In 1996, Jon Favreau wrote Swingers as a vehicle for himself and his friend, Vince Vaughn. The film was hip, cool and edgy, and even today stands as one of the funniest and most insightful films about male friendship and the ups-and-downs of being single. They were then able to parlay the success of that into respectable careers as actors and, in the case of Favreau, as the director of one of the biggest movie franchises currently going. Why then, would they choose to not only star in but write this broad, clumsy film that is utterly devoid of any insight or wit? Money, baby, money. Conventional wisdom has it that anyone who starts out being hip, cool and edgy will invariably chase the money and start doing the most toothless, middle-of-the-road tripe imaginable to pay for the lifestyle that being hip, edgy and cool afforded them. It happened to Steve Martin, it happened to Eddie Murphy, and now it's happened to Vaughn and Favreau. They've finally turned from young, vital swingers into flabby middle-managers, plodding listlessly through their days in order to collect a paycheck. A big paycheck, sure, but one they earn by doing as little as possible.

The best way to see attractive women in as few items of clothing as possible is to write a film based largely around that idea.
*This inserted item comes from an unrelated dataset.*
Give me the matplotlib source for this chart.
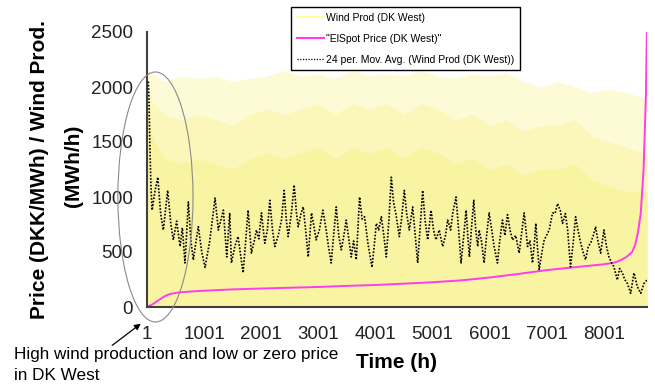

One of the central plots of the film revolves around the disintegration of Jon Favreau's marriage to Kristin Davis, both of whom appear selfish and awful on the outside, but this is only a mask to hide their bitter, hateful souls. Favreau repeatedly talks about how much he wants to cheat on his wife (even though she is being played by the attractive Sex and the City cast member) and spends the entire film ogling young, nubile bodies from afar, ultimately using the search for Faizon Love's girlfriend to run off and party with girls young enough to be his daughter. If this needs reiterating: Jon Favreau co-wrote the screenplay.

Elsewhere, Vaughn gets to be film-married to Malin Akerman, and in one scene Akerman, David, Kristen Bell and Kali Hawk all strip down to their underwear to be looked at by their male counterparts. (Admittedly, the men do the same but, with the exception of Faizon Love, they all wear considerably more than the women do.) Vaughn was one of the other screenwriters.